One way of doing this is by establishing positive relationships within their school communities.

In order to gauge schools’ satisfaction levels and perception of TFA teachers, we periodically commission an independent study of principals who work with corps members.

Results from the 2017 National Principal Survey, conducted by the RAND Corporation, were released this past January. Read our detailed report on the 2017 findings. The report showed that principals report high levels of satisfaction with TFA teachers, with the most notable results being:

  • 86% of responding principals said they were satisfied with corps members at their schools. Principals in this group felt corps members positively contribute to their school community.
  • 82% would hire a corps member in the future.
  • 88% would recommend hiring corps members to other principals.

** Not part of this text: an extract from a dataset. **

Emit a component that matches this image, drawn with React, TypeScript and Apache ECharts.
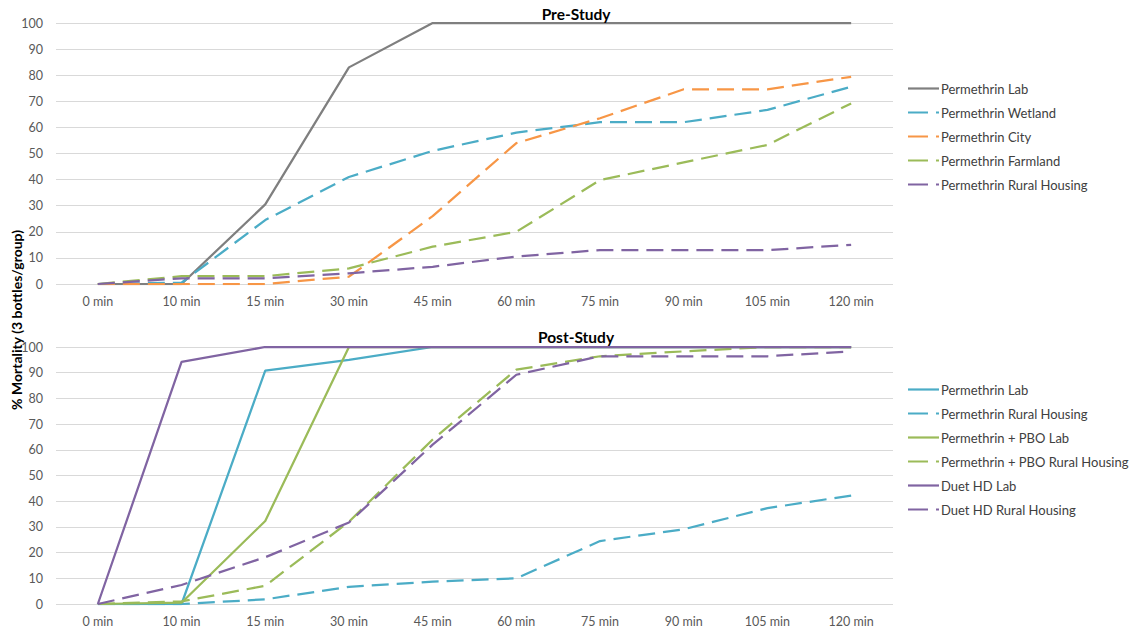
import React, { useEffect, useRef } from "react";
import * as echarts from "echarts";

const categories = ["0 min", "10 min", "15 min", "30 min", "45 min", "60 min", "75 min", "90 min", "105 min", "120 min"];

// Pre-Study
const preLab = [0, 0, 30.5, 83, 100, 100, 100, 100, 100, 100];
const preWetland = [0, 0.5, 24.5, 41, 51, 58, 62, 62, 66.7, 75.6];
const preCity = [0, 0, 0, 2.8, 26, 54, 63.5, 74.6, 74.6, 79.4];
const preFarmland = [0, 3, 3, 6, 14.3, 20, 39.8, 46.6, 53.3, 69.2];
const preRural = [0, 2.2, 2.2, 4.1, 6.6, 10.5, 13, 13, 13, 15];

// Post-Study
const postLab = [0, 0, 90.8, 95, 100, 100, 100, 100, 100, 100];
const postRural = [0, 0, 1.8, 6.7, 8.7, 10, 24.5, 29.1, 37.3, 42.2];
const pboLab = [0, 0.5, 32.3, 100, 100, 100, 100, 100, 100, 100];
const pboRural = [0, 1, 7.1, 32, 64, 91.2, 96.4, 98.3, 100, 100];
const duetLab = [0, 94.2, 100, 100, 100, 100, 100, 100, 100, 100];
const duetRural = [0, 7.4, 18.2, 31.7, 62, 89.2, 96.4, 96.4, 96.4, 98.3];

const preNames = ["Permethrin Lab", "Permethrin Wetland", "Permethrin City", "Permethrin Farmland", "Permethrin Rural Housing"];
const preDashed = [false, true, true, true, true];
const postNames = ["Permethrin Lab", "Permethrin Rural Housing", "Permethrin + PBO Lab", "Permethrin + PBO Rural Housing", "Duet HD Lab", "Duet HD Rural Housing"];
const postDashed = [false, true, false, true, false, true];

const GRAY = "#7f7f7f";
const BLUE = "#4bacc6";
const ORANGE = "#f79646";
const GREEN = "#9bbb59";
const PURPLE = "#8064a2";
const FONT = "Lato, 'Open Sans', sans-serif";
const DASH = [17, 8];
const ICON_SOLID = "path://M0,0h31v2.2h-31z";
const ICON_DASHED = "path://M0,0h20v2.2h-20zM28,0h3v2.2h-3z";

export default function App() {
  const ref = useRef<HTMLDivElement>(null);
  useEffect(() => {
    if (!ref.current) return;
    const chart = echarts.init(ref.current, undefined, { renderer: "svg" });
    const mk = (name: string, data: number[], color: string, dashed: boolean, idx: number) => ({
      name,
      type: "line",
      data,
      xAxisIndex: idx,
      yAxisIndex: idx,
      symbol: "none",
      showSymbol: false,
      color,
      lineStyle: { color, width: 2.25, type: dashed ? DASH : "solid" },
      itemStyle: { color },
    });
    const P = "Post: ";
    const xAx = (gi: number) => ({
      type: "category",
      gridIndex: gi,
      data: categories,
      boundaryGap: true,
      axisLine: { show: false },
      axisTick: { show: false },
      axisLabel: { color: "#595959", fontSize: 12.5, fontFamily: FONT, margin: 11 },
    });
    const yAx = (gi: number) => ({
      type: "value",
      gridIndex: gi,
      min: 0,
      max: 100,
      interval: 10,
      axisLine: { show: false },
      axisTick: { show: false },
      axisLabel: { color: "#595959", fontSize: 12.5, fontFamily: FONT, margin: 13 },
      splitLine: { lineStyle: { color: "#d9d9d9", width: 1 } },
    });
    const legendCommon = {
      orient: "vertical",
      left: 903,
      itemWidth: 31,
      itemHeight: 14,
      itemGap: 11,
      textStyle: { color: "#404040", fontSize: 13, fontFamily: FONT, padding: [0, 0, 0, -3] },
      formatter: (n: string) => n.replace(/^Post: /, ""),
      selectedMode: false,
    };
    chart.setOption({
      animation: false,
      backgroundColor: "#ffffff",
      title: [
        { text: "Pre-Study", left: 571, top: 1, textAlign: "center", textStyle: { fontSize: 15.5, fontWeight: "bold", color: "#000", fontFamily: FONT } },
        { text: "Post-Study", left: 571, top: 324, textAlign: "center", textStyle: { fontSize: 15.5, fontWeight: "bold", color: "#000", fontFamily: FONT } },
      ],
      grid: [
        { left: 56, right: 241, top: 23, height: 261 },
        { left: 56, right: 241, top: 347, height: 257 },
      ],
      xAxis: [xAx(0), xAx(1)],
      yAxis: [yAx(0), yAx(1)],
      legend: [
        {
          ...legendCommon,
          top: 77,
          data: preNames.map((n, i) => ({ name: n, icon: preDashed[i] ? ICON_DASHED : ICON_SOLID })),
        },
        {
          ...legendCommon,
          top: 378,
          data: postNames.map((n, i) => ({ name: P + n, icon: postDashed[i] ? ICON_DASHED : ICON_SOLID })),
        },
      ],
      graphic: [
        {
          type: "text",
          x: 16,
          y: 320,
          rotation: Math.PI / 2,
          style: {
            text: "% Mortality (3 bottles/group)",
            fill: "#000",
            font: "bold 14px " + FONT,
            textAlign: "center",
            textVerticalAlign: "middle",
          },
        },
      ],
      series: [
        mk(preNames[0], preLab, GRAY, preDashed[0], 0),
        mk(preNames[1], preWetland, BLUE, preDashed[1], 0),
        mk(preNames[2], preCity, ORANGE, preDashed[2], 0),
        mk(preNames[3], preFarmland, GREEN, preDashed[3], 0),
        mk(preNames[4], preRural, PURPLE, preDashed[4], 0),
        mk(P + postNames[0], postLab, BLUE, postDashed[0], 1),
        mk(P + postNames[1], postRural, BLUE, postDashed[1], 1),
        mk(P + postNames[2], pboLab, GREEN, postDashed[2], 1),
        mk(P + postNames[3], pboRural, GREEN, postDashed[3], 1),
        mk(P + postNames[4], duetLab, PURPLE, postDashed[4], 1),
        mk(P + postNames[5], duetRural, PURPLE, postDashed[5], 1),
      ],
    });
    return () => chart.dispose();
  }, []);
  return <div ref={ref} style={{ position: "fixed", left: 0, top: 0, width: 1134, height: 633 }} />;
}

Additionally, TFA teachers have gone on to achieve many district, state, and national awards for their work in the classroom. Among countless others, this includes the 2005 National Teacher of the Year, Jason Kamras (D.C. Region ’96), who now serves as superintendent of Richmond Public Schools in Virginia.


While the TFA teaching experience is far from traditional, we’re proud of the progress we’ve seen our corps members make in classrooms and the collective impact our large network of alumni is having in the education world and in the lives of kids across the nation.

We know that our approach is just one way to make a positive impact in education, and that educators everywhere—no matter how they are trained—seek similar opportunities and outcomes for their students. We hope to continue evolving and refining our practices so that all students everywhere can live up to their fullest potential and live in a country free of educational inequity.